Here are the basic specs:

  • Intel Atom processor Z3740D with 32GB storage (2MB Cache, up to 1.8GHz Quad-Core)
  • 2GB Single Channel DDR3L-RS 1600MHz
  • 8.0 inch IPS Display with HD (WXGA 1280 x 800) resolution with 10-point capacitive touch
  • Dell Wireless 1538 Dual-Band 2×2 802.11n WiFi + Bluetooth 4.0
  • Integrated 1.2MP HD Webcam (front) and 5MP (rear)
  • Micro USB 2.0 (for trickle charging and data transfer)
  • Headphone and microphone combo jack
  • Micro SDXC slot that supports up to a 64GB card
  • Up to 10 hours of battery life
Priced at $299 with 32GB of storage (a 64GB version is also available) the Dell Venue 8 Pro is 0.35” (9mm) thick, 5.12” (130mm) wide, 8.50” (216mm) long and weighs 0.87lbs. The tablet ships with the 32-bit version of Windows 8.1 (not Windows RT) and also comes bundled with a complimentary copy of Office Home & Student 2013. Best of all, it does not ship with a bunch of crapware like other computers. Just a few Dell applications that can easily be uninstalled.

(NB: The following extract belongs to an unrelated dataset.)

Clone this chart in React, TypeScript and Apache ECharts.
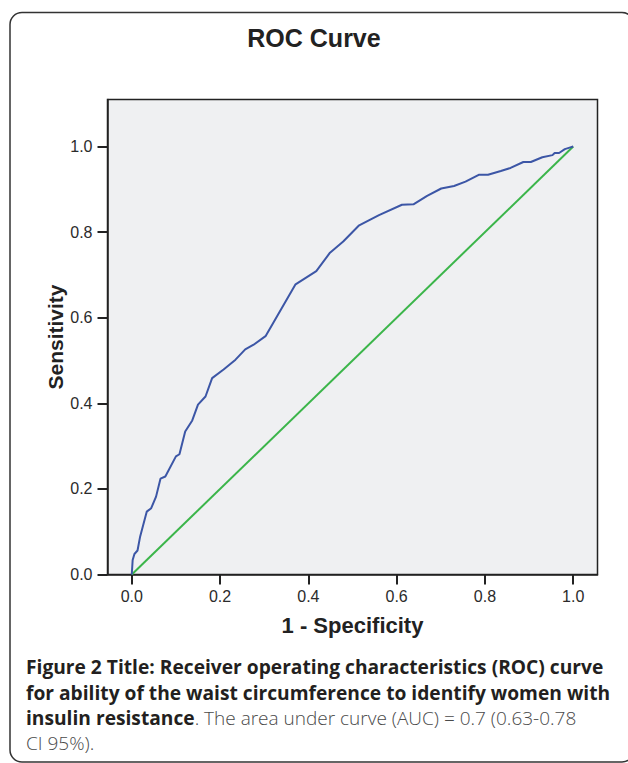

Nexus 7 (top), iPad Mini and Dell Venue 8 Pro
Another nice feature of the Dell Venue 8 Pro is it’s wireless display technology, which allows you to stream videos, photos or presentations from your tablet to your TV through Miracast wireless technology. It requires a compatible media adapter and an HDMI-enabled display in order to take advantage of this feature. Surprised that more tablets aren’t taking advantage of wireless display technology.
An optional accessory is the Dell Active Stylus, which can allow you to take notes, edit and retouch photos and make it easier click those buttons that your fingers are too fat to do so. There is also an available wireless keyboard and tablet folio.
If you are looking for an alternative to iOS or Android in a tablet, you can’t go wrong with the Dell Venue 8 Pro. Powered by a quad-core Intel Atom processor, it runs the full version of Windows 8.1 so you can use your legacy programs if needed. This is the 8-inch Windows tablet to own.